Sherlock hated himself, for a moment. Hated fate too. Sherlock had been given every opportunity, every advantage, a loving family with old wealth, a body that not only fit him in every way, but was quite lovely, and a mind that exceeded many. Immaturely, he’d almost squandered it on the drugs and his vain nature. Yet here was John Watson. John who was born with mind and body at odds, John who suffered abuse at his fathers’ hands, John whose family lived in and out of poverty, John who secreted away his money from the time he was sixteen for hormone therapy. John who worked night and day not only to afford his treatment but to fund his schooling, John who was still top of his class when he graduated, despite having had a major surgery in secret, John who went to war. John who lied, who paid off officials, just to fight for Queen and Country (because law ignorantly said that people like him couldn’t serve), John who saw death and warfare, John who ran into a burning building to save a man he loved and respected, John who lost that man in turn when Sholto succumbed to the weight of his own mind and fled, John who almost lost everything because of his selfless heart. John who disobeyed direct orders and ran back into a firefight to drag back a boy who, in John's own words, was so young he couldn’t even yet shave, and was shot for his troubled. Sent back to London destitute, alone, and with a body crippled by his own mind.
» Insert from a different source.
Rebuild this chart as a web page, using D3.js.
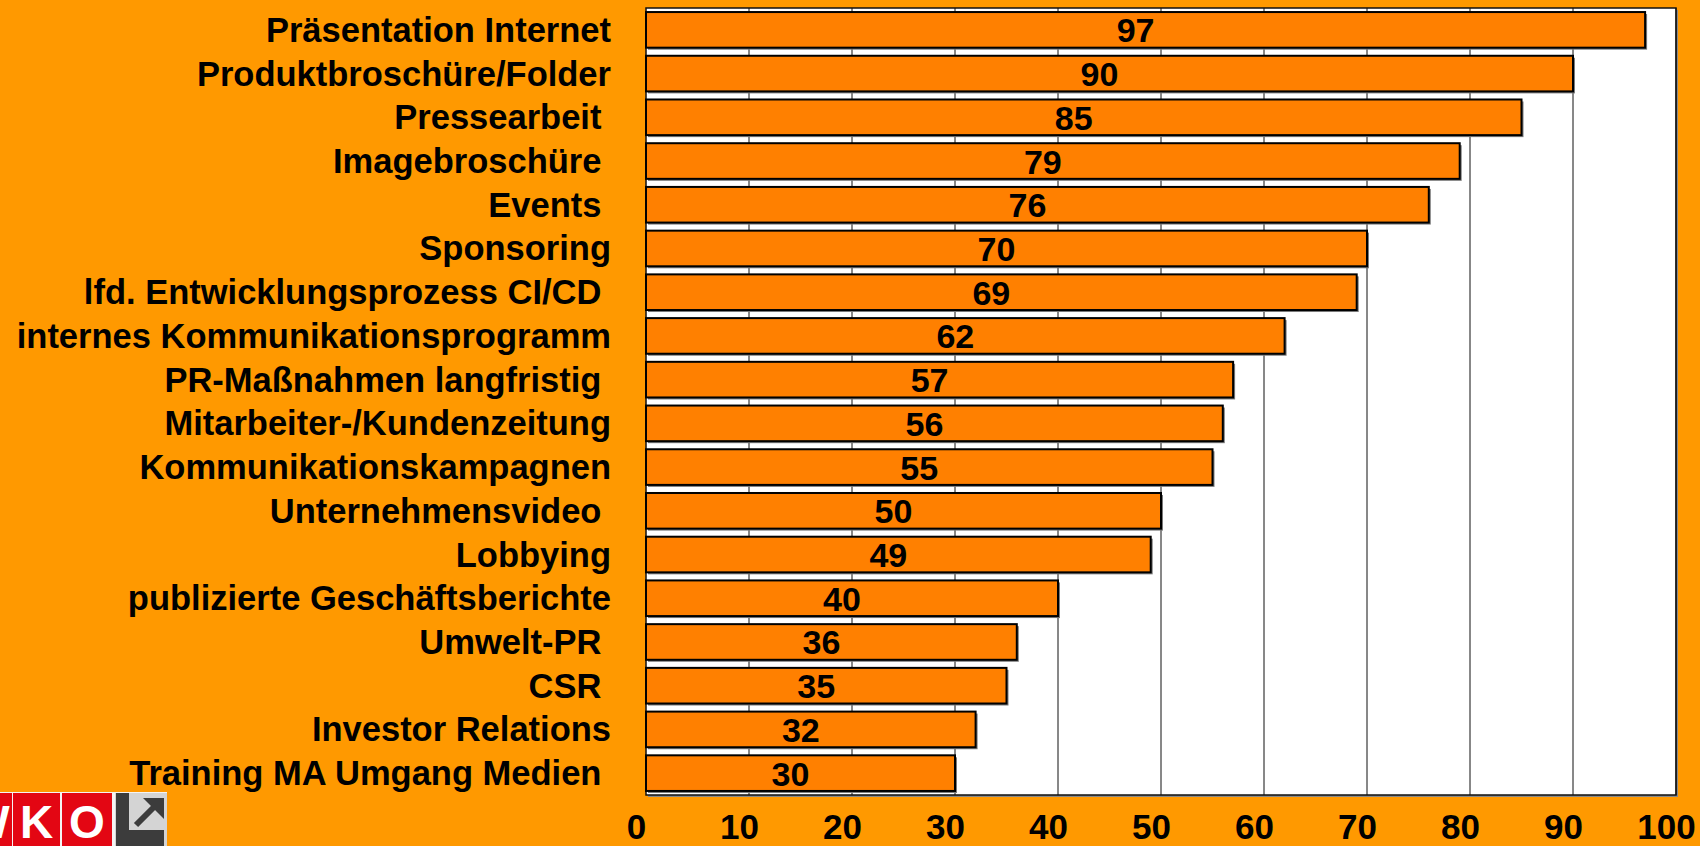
<!DOCTYPE html>
<html>
<head>
<meta charset="utf-8">
<script src="https://cdn.jsdelivr.net/npm/d3@7"></script>
<style>
    html, body { margin: 0; padding: 0; background: #FF9900; overflow: hidden; }
    svg text { font-family: Arial, "Liberation Sans", sans-serif; font-weight: bold; white-space: pre; }
</style>
</head>
<body>
<svg id="chart"></svg>
<script>
// categories top to bottom (trailing blanks are in the original labels)
const categories = [
    'Präsentation Internet',
    'Produktbroschüre/Folder',
    'Pressearbeit ',
    'Imagebroschüre ',
    'Events ',
    'Sponsoring',
    'lfd. Entwicklungsprozess CI/CD ',
    'internes Kommunikationsprogramm',
    'PR-Maßnahmen langfristig ',
    'Mitarbeiter-/Kundenzeitung',
    'Kommunikationskampagnen',
    'Unternehmensvideo ',
    'Lobbying',
    'publizierte Geschäftsberichte',
    'Umwelt-PR ',
    'CSR ',
    'Investor Relations',
    'Training MA Umgang Medien '
];
const values = [97, 90, 85, 79, 76, 70, 69, 62, 57, 56, 55, 50, 49, 40, 36, 35, 32, 30];
const xTicks = [0, 10, 20, 30, 40, 50, 60, 70, 80, 90, 100];
const logoLetters = ['W', 'K', 'O'];

class BarChart {
    constructor(svg) {
        this.svg = svg;
        this.svg
            .attr('width', this.width)
            .attr('height', this.height);

        this.x = d3.scaleLinear()
            .domain([0, 100])
            .range([this.margin.left, this.width - this.margin.right]);

        this.y = d3.scaleBand()
            .domain(categories)
            .range([this.margin.top, this.height - this.margin.bottom])
            .paddingInner(0.185)
            .paddingOuter(0.0925);
    }

    get width() { return 1700; }
    get height() { return 846; }
    get margin() { return { top: 8, right: 24, bottom: 51, left: 646 }; }

    draw() {
        this.drawFrame();
        this.drawBars();
        this.drawAxes();
        this.drawLogo();
    }

    drawFrame() {
        const [x0, x1] = this.x.range();
        const [y0, y1] = this.y.range();

        // soft shadow behind plot area
        this.svg.append('rect')
            .attr('x', x0 + 2).attr('y', y0 + 2)
            .attr('width', x1 - x0).attr('height', y1 - y0)
            .attr('fill', '#8a8a8a');

        this.svg.append('rect')
            .attr('x', x0).attr('y', y0)
            .attr('width', x1 - x0).attr('height', y1 - y0)
            .attr('fill', '#ffffff');

        this.svg.append('g')
            .selectAll('line')
            .data(xTicks.slice(1))
            .enter()
            .append('line')
            .attr('x1', d => this.x(d)).attr('x2', d => this.x(d))
            .attr('y1', y0).attr('y2', y1)
            .attr('stroke', '#111')
            .attr('stroke-width', 1);

        this.frame = this.svg.append('rect')
            .attr('x', x0).attr('y', y0)
            .attr('width', x1 - x0).attr('height', y1 - y0)
            .attr('fill', 'none')
            .attr('stroke', '#111')
            .attr('stroke-width', 1.5);
    }

    drawBars() {
        const rows = categories.map((c, i) => ({ name: c, value: values[i] }));
        const g = this.svg.append('g');

        g.selectAll('.shadow')
            .data(rows)
            .enter()
            .append('rect')
            .attr('class', 'shadow')
            .attr('x', this.x(0) + 2)
            .attr('y', d => this.y(d.name) + 2)
            .attr('width', d => this.x(d.value) - this.x(0))
            .attr('height', this.y.bandwidth())
            .attr('fill', '#7a7a7a');

        g.selectAll('.bar')
            .data(rows)
            .enter()
            .append('rect')
            .attr('class', 'bar')
            .attr('x', this.x(0))
            .attr('y', d => this.y(d.name))
            .attr('width', d => this.x(d.value) - this.x(0))
            .attr('height', this.y.bandwidth())
            .attr('fill', '#FF8000')
            .attr('stroke', '#000')
            .attr('stroke-width', 2);

        g.selectAll('.value')
            .data(rows)
            .enter()
            .append('text')
            .attr('class', 'value')
            .attr('x', d => (this.x(0) + this.x(d.value)) / 2 - 10)
            .attr('y', d => this.y(d.name) + this.y.bandwidth() / 2 + 12.5)
            .attr('text-anchor', 'middle')
            .attr('font-size', 34)
            .attr('fill', '#000')
            .text(d => d.value);
    }

    drawAxes() {
        // category labels
        this.svg.append('g')
            .selectAll('text')
            .data(categories)
            .enter()
            .append('text')
            .attr('x', 611)
            .attr('y', d => this.y(d) + this.y.bandwidth() / 2 + 12)
            .attr('text-anchor', 'end')
            .attr('font-size', 34.5)
            .attr('fill', '#000')
            .text(d => d);

        const xAxis = d3.axisBottom(this.x)
            .tickValues(xTicks)
            .tickSize(0)
            .tickPadding(0);

        const ax = this.svg.append('g')
            .attr('transform', `translate(0, ${this.height - this.margin.bottom})`)
            .call(xAxis);

        ax.select('.domain').remove();
        ax.selectAll('text')
            .attr('dx', -10)
            .attr('dy', 0)
            .attr('y', 44)
            .attr('font-size', 35)
            .attr('font-family', 'Arial, "Liberation Sans", sans-serif')
            .attr('fill', '#000');
    }

    drawLogo() {
        const logo = this.svg.append('g')
            .attr('transform', 'translate(0, 792)');

        const boxes = [
            { x: -36, w: 48 },
            { x: 13, w: 47 },
            { x: 62, w: 50 }
        ];

        logo.append('rect')
            .attr('x', 0).attr('y', 0)
            .attr('width', 167).attr('height', 60)
            .attr('fill', '#f4f4f4');

        logo.selectAll('.box')
            .data(boxes)
            .enter()
            .append('rect')
            .attr('class', 'box')
            .attr('x', d => d.x).attr('y', 1)
            .attr('width', d => d.w).attr('height', 60)
            .attr('fill', '#E30613');

        logo.selectAll('.letter')
            .data(boxes)
            .enter()
            .append('text')
            .attr('class', 'letter')
            .attr('x', d => d.x + d.w / 2)
            .attr('y', 46)
            .attr('text-anchor', 'middle')
            .attr('font-size', 46)
            .attr('fill', '#fff')
            .text((d, i) => logoLetters[i]);

        // grey arrow box
        logo.append('rect')
            .attr('x', 115).attr('y', 1)
            .attr('width', 52).attr('height', 60)
            .attr('fill', '#d4d4d4');

        logo.append('path')
            .attr('d', 'M116,1 L129,1 L129,38 L164,38 L164,60 L116,60 Z')
            .attr('fill', '#3c3c3c');

        logo.append('line')
            .attr('x1', 136).attr('y1', 33)
            .attr('x2', 156).attr('y2', 13)
            .attr('stroke', '#3c3c3c')
            .attr('stroke-width', 6);

        logo.append('path')
            .attr('d', 'M143,6 L164,6 L164,27 Z')
            .attr('fill', '#3c3c3c');
    }
}

const chart = new BarChart(d3.select('#chart'));
chart.draw();
</script>
</body>
</html>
John Watson got no breaks in life, few reprieves, he lived a life of heartache and sorrow and pain. Yet here he was, clinging trustingly to Sherlock. Here he was, whole, alive, so alive. He still laughed and quoted Bond movies, still helped his sister and forgave his wrongdoers, he still tolerated Sherlock's antics and proudly stood beside him. He still loved. And of all the people to love, he chose Sherlock.

If Sherlock could, he realized, he would take all of John's pain and misery, if only to repay this man for a moment of his love and affection.


 “Thank you” John whispered the next morning, setting a cup of tea by Sherlock's elbow. He kissed the crown of Sherlock's head. When he went to move away, Sherlock, who hadn’t stopped looking into his microscope at the mold cultures he was studying, flashed out a hand and grabbed John's slightly smaller one.

“I love you.” He said. His voice was low and steady, but his heart raced. He heard John's breath hitch before he gripped Sherlock's hand back. He kissed Sherlock's temple again for a long moment.

“Love you too,” the soldier finally said through awed tears.